SHORT PROBLEM: Output the first line of the listing and each line after it, up to and including the line that contains "var hmtPos = [22, 37, 54, 61, 69, 79, 87, 93];", exactly as written, minus the pictures.

THE DATA:

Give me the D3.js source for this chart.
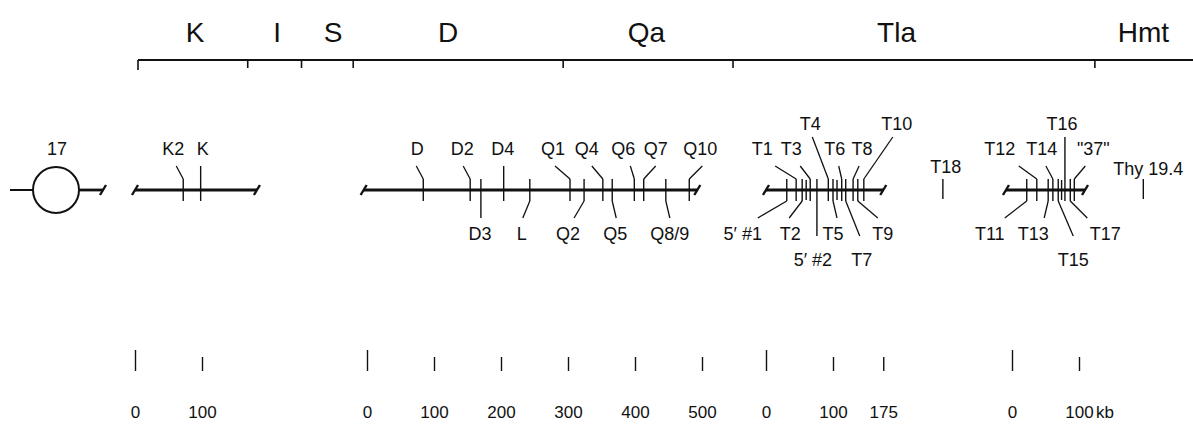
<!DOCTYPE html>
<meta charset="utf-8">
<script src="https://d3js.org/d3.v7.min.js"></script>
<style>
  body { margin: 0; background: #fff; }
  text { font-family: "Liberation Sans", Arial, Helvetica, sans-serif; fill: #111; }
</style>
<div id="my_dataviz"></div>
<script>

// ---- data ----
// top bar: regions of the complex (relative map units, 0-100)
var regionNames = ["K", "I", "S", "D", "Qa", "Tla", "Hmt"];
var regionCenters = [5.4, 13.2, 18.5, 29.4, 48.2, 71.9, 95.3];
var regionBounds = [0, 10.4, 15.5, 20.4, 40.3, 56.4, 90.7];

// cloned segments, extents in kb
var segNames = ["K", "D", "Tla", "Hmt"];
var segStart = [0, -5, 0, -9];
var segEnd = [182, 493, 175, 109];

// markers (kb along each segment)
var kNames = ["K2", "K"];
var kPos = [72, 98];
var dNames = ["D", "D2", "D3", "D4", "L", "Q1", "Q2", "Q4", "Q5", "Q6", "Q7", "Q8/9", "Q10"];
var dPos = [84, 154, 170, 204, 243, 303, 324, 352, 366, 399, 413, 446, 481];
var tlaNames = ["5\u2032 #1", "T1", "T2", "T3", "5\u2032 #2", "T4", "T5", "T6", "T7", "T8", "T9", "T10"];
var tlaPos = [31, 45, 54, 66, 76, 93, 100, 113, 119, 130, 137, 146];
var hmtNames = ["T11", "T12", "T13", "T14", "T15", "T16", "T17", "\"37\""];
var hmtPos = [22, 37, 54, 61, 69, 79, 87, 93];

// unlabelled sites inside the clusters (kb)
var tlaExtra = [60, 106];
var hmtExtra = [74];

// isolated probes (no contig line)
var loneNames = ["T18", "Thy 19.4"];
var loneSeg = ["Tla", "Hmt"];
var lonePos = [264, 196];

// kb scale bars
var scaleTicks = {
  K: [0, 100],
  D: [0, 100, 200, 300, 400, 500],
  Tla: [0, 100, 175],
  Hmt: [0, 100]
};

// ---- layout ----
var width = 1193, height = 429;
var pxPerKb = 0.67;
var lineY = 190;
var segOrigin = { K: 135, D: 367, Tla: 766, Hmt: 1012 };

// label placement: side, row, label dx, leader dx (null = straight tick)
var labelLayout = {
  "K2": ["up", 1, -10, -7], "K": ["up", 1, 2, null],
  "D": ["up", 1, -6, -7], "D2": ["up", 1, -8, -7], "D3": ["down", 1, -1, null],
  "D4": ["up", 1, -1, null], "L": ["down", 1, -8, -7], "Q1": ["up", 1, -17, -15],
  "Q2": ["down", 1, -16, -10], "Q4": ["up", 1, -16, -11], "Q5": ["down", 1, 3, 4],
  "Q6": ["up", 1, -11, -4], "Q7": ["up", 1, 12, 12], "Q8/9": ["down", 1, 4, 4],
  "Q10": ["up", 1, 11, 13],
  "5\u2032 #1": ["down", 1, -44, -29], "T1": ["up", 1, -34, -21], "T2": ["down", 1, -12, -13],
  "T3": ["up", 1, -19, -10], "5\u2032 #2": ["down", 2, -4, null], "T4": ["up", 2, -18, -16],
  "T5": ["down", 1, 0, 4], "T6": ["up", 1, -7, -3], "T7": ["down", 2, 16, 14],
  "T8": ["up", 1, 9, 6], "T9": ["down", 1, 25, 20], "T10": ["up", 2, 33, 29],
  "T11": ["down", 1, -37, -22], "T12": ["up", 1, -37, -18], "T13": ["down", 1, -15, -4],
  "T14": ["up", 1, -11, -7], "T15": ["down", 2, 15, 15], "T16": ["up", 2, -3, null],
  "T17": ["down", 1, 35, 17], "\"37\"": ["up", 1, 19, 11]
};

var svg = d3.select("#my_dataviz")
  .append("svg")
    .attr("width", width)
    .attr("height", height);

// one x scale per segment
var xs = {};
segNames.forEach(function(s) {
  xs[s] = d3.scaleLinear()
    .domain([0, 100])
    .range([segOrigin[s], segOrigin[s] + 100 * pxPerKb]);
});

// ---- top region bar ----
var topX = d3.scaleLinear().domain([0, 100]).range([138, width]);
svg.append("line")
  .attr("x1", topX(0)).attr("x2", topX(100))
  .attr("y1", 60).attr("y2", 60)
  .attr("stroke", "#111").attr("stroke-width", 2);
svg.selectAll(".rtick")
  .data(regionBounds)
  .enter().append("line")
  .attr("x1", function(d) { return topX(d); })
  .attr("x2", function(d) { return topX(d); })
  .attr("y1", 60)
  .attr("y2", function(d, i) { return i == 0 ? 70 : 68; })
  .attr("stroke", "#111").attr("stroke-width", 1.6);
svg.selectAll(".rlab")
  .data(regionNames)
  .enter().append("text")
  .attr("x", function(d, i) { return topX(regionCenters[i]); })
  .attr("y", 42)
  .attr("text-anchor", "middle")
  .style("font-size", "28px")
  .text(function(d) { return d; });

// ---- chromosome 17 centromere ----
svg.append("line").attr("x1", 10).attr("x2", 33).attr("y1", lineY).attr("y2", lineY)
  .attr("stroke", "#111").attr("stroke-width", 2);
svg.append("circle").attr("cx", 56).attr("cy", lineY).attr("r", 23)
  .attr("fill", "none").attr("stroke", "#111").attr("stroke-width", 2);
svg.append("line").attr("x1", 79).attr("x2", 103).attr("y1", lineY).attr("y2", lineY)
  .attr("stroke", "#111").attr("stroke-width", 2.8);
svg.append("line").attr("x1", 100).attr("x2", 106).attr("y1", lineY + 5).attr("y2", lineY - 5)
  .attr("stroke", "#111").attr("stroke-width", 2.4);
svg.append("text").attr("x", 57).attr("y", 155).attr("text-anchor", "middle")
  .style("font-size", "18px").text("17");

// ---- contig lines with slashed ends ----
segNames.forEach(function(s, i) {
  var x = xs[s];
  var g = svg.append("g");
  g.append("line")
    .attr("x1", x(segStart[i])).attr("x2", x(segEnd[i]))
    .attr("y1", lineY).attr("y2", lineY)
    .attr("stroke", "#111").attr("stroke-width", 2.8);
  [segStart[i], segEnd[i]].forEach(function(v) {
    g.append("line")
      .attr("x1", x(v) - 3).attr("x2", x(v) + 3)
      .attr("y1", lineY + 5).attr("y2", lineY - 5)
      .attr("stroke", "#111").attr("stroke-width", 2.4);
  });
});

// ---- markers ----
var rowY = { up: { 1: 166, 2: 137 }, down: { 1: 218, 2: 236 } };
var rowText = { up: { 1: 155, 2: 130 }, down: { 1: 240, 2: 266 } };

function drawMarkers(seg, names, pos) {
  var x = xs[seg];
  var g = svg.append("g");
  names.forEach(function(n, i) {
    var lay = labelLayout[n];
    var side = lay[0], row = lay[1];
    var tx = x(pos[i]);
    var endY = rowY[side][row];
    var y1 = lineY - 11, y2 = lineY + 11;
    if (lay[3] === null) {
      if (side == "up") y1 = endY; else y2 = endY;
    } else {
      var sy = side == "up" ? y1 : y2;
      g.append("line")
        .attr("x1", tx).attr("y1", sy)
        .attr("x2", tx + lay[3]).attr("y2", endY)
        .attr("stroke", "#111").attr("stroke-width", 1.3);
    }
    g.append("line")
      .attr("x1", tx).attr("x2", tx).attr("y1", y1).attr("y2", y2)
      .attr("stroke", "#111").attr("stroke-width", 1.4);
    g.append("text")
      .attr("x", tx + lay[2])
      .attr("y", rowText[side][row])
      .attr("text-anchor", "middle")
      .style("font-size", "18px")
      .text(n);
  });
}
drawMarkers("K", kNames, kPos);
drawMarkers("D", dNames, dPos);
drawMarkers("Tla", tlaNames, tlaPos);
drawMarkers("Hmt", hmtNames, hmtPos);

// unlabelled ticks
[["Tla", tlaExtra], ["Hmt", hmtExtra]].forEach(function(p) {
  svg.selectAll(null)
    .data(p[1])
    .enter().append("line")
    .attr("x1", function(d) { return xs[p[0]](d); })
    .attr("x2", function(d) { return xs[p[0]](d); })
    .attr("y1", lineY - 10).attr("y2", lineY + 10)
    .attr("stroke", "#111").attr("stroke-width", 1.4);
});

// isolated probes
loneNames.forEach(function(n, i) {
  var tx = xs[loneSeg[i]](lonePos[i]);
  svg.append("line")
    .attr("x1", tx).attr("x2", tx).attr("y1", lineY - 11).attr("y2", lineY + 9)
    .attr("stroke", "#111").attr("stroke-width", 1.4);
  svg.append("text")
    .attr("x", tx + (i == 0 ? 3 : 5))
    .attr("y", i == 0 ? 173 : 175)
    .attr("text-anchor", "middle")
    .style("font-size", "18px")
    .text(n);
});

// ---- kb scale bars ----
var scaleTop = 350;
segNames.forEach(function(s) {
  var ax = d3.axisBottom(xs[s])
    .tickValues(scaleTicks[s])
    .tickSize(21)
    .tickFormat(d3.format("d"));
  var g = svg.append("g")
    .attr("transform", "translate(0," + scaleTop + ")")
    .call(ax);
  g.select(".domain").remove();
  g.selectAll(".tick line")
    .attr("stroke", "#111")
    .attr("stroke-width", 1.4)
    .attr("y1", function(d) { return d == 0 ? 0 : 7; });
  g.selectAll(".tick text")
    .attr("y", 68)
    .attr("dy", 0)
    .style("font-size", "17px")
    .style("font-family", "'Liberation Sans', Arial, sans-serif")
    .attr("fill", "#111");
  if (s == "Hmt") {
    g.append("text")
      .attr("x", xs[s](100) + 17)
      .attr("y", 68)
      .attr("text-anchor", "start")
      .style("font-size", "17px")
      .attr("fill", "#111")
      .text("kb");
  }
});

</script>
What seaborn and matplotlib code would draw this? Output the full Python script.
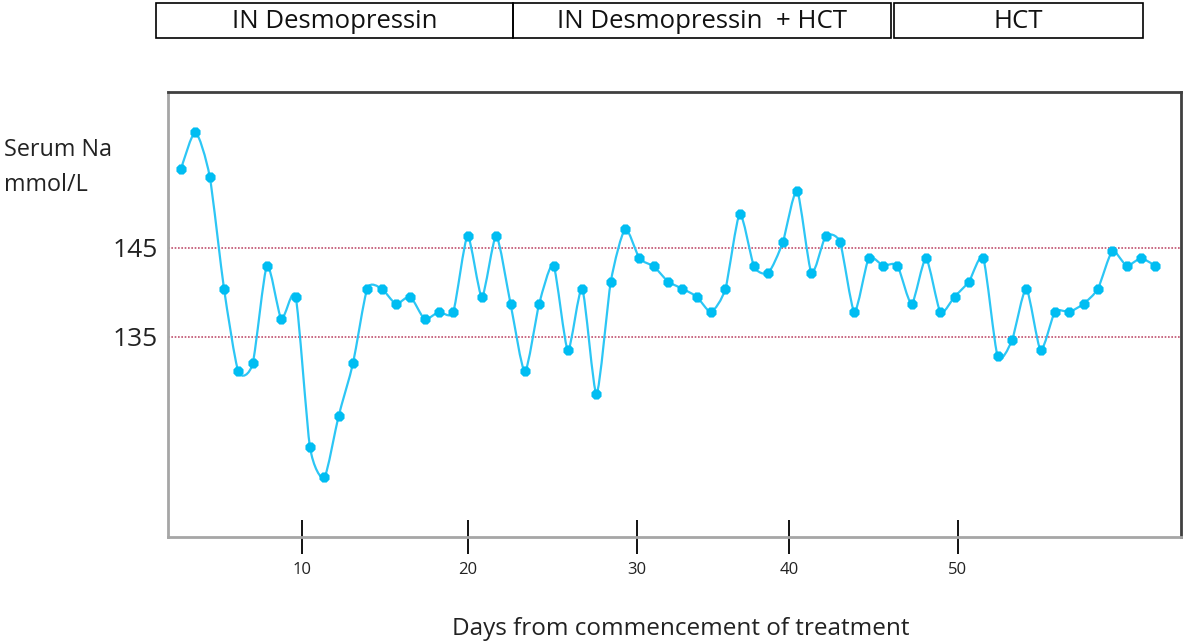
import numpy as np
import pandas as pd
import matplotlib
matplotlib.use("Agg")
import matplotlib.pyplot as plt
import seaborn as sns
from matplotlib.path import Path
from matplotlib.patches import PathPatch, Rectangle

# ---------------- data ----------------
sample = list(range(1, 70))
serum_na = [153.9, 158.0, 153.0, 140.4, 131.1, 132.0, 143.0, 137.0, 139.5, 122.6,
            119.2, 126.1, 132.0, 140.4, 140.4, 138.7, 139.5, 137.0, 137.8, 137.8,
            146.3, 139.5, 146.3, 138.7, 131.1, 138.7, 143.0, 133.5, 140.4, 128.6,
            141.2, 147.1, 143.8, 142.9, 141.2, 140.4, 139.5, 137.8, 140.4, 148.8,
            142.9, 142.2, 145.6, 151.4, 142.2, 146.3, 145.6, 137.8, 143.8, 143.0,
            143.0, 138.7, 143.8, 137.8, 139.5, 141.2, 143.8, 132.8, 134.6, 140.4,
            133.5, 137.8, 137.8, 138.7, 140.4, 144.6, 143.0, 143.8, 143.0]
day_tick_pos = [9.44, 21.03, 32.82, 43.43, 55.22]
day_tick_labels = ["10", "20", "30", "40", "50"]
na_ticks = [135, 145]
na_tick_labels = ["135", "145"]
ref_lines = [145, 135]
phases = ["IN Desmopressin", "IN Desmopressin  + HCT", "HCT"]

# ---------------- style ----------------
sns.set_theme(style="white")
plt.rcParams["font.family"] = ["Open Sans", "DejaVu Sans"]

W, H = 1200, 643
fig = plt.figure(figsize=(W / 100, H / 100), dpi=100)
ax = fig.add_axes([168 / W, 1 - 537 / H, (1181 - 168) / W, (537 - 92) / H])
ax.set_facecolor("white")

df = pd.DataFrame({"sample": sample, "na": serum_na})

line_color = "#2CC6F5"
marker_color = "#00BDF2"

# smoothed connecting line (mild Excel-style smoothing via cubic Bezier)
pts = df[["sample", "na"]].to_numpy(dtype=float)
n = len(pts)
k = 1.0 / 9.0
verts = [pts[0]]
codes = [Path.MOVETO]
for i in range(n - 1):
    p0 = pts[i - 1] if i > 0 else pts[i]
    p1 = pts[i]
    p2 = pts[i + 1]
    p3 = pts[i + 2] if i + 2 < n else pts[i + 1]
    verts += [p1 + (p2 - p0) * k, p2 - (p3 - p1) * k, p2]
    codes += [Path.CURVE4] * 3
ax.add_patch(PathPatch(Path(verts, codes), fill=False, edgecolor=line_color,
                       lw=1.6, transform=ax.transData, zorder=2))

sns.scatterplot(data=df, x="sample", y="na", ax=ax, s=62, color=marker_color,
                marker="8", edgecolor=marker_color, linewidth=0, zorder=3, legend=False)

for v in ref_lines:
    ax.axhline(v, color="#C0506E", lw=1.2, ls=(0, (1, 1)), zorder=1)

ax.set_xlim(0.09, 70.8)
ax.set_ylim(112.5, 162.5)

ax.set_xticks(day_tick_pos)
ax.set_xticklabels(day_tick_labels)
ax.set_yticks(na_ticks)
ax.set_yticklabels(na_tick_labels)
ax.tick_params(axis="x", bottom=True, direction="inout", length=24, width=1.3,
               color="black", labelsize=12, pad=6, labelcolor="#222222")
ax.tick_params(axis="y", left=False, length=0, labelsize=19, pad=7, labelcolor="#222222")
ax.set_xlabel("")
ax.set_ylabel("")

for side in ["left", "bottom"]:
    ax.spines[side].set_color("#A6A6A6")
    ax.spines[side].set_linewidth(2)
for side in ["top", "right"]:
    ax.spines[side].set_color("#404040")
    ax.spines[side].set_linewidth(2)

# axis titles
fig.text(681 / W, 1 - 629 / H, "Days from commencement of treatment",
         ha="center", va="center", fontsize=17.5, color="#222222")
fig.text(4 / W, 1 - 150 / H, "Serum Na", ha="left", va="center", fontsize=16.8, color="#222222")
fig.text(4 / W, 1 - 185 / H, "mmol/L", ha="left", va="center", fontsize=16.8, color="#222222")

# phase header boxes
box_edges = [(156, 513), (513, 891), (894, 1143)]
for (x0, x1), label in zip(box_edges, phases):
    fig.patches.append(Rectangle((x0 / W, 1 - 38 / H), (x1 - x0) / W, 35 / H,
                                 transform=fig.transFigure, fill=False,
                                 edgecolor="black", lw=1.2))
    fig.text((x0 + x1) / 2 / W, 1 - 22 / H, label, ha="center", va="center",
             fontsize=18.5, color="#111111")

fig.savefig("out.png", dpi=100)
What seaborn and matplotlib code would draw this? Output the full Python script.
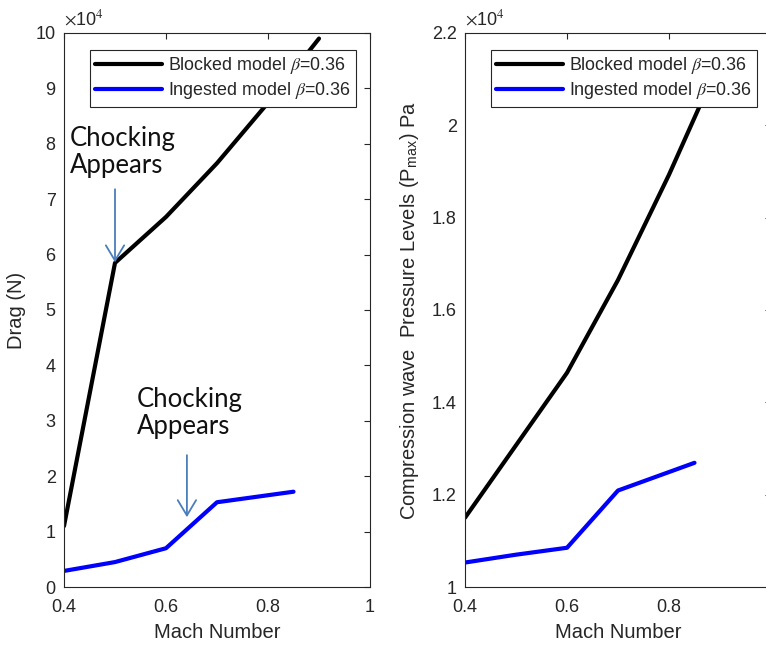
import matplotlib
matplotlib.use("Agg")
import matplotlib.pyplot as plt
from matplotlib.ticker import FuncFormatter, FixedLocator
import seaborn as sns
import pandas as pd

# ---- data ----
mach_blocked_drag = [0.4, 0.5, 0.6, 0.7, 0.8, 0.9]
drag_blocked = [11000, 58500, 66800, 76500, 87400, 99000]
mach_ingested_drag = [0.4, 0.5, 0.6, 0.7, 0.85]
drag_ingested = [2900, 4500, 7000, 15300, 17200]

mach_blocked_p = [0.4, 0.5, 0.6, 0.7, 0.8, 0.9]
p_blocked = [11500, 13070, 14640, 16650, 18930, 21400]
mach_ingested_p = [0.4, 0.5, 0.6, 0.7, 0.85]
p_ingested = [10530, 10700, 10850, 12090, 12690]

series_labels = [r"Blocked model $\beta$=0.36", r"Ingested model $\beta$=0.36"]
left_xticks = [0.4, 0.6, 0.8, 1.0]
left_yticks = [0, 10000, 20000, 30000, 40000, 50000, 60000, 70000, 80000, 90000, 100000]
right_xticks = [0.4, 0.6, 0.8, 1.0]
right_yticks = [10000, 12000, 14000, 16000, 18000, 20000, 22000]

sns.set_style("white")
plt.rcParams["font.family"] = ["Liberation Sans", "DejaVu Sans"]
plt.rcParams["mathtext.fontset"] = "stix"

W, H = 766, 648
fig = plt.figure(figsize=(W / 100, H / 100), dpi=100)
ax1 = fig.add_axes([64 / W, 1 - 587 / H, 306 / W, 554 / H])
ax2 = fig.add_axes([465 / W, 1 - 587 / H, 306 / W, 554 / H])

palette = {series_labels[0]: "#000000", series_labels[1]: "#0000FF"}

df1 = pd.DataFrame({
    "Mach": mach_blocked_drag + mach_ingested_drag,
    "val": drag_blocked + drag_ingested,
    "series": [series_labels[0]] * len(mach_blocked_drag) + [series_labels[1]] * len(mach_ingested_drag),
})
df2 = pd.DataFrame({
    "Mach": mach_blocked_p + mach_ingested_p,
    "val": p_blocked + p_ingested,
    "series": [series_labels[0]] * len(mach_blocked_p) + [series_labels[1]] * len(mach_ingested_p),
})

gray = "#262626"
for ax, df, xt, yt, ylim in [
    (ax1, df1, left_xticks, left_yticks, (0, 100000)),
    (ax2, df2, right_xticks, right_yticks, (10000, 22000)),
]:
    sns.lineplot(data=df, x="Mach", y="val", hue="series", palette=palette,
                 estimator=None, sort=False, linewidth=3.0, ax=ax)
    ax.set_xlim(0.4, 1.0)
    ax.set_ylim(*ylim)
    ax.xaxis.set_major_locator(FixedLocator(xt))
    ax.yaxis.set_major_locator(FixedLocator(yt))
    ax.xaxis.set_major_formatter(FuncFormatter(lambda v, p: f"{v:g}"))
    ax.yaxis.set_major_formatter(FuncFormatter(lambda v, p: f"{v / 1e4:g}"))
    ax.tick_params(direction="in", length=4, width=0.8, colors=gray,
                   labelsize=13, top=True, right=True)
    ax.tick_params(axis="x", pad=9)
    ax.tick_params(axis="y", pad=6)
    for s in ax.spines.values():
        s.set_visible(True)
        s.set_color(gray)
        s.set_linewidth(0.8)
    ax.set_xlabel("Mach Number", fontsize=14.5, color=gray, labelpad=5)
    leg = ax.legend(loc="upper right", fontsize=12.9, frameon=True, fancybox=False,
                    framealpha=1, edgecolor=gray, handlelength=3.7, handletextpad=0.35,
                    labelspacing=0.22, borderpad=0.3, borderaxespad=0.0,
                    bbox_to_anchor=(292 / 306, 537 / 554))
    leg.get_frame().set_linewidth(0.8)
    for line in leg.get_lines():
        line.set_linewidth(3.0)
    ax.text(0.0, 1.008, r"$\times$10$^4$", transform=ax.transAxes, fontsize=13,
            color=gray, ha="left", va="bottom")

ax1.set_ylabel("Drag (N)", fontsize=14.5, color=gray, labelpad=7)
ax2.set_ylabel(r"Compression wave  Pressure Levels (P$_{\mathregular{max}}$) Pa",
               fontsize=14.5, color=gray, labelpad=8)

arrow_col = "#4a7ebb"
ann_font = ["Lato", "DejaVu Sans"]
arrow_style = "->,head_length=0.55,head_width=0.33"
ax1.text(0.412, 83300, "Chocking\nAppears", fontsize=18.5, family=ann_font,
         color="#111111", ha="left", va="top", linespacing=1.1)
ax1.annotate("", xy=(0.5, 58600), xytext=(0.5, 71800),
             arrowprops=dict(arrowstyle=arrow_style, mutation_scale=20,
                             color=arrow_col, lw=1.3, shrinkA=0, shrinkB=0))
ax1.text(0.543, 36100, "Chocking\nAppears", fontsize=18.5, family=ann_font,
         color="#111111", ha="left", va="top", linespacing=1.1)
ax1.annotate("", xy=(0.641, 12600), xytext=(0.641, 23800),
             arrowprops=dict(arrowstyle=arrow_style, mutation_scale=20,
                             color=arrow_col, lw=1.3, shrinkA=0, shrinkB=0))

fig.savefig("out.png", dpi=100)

WRITTEN SOLUTION:
Give me the D3.js source for this chart.
<!DOCTYPE html>
<meta charset="utf-8">
<script src="https://d3js.org/d3.v7.min.js"></script>
<style>
  body { margin: 0; background: #fff; }
  text { font-family: "Liberation Sans", Arial, Helvetica, sans-serif; fill: #111; }
</style>
<div id="my_dataviz"></div>
<script>

// ---- data ----
// top bar: regions of the complex (relative map units, 0-100)
var regionNames = ["K", "I", "S", "D", "Qa", "Tla", "Hmt"];
var regionCenters = [5.4, 13.2, 18.5, 29.4, 48.2, 71.9, 95.3];
var regionBounds = [0, 10.4, 15.5, 20.4, 40.3, 56.4, 90.7];

// cloned segments, extents in kb
var segNames = ["K", "D", "Tla", "Hmt"];
var segStart = [0, -5, 0, -9];
var segEnd = [182, 493, 175, 109];

// markers (kb along each segment)
var kNames = ["K2", "K"];
var kPos = [72, 98];
var dNames = ["D", "D2", "D3", "D4", "L", "Q1", "Q2", "Q4", "Q5", "Q6", "Q7", "Q8/9", "Q10"];
var dPos = [84, 154, 170, 204, 243, 303, 324, 352, 366, 399, 413, 446, 481];
var tlaNames = ["5\u2032 #1", "T1", "T2", "T3", "5\u2032 #2", "T4", "T5", "T6", "T7", "T8", "T9", "T10"];
var tlaPos = [31, 45, 54, 66, 76, 93, 100, 113, 119, 130, 137, 146];
var hmtNames = ["T11", "T12", "T13", "T14", "T15", "T16", "T17", "\"37\""];
var hmtPos = [22, 37, 54, 61, 69, 79, 87, 93];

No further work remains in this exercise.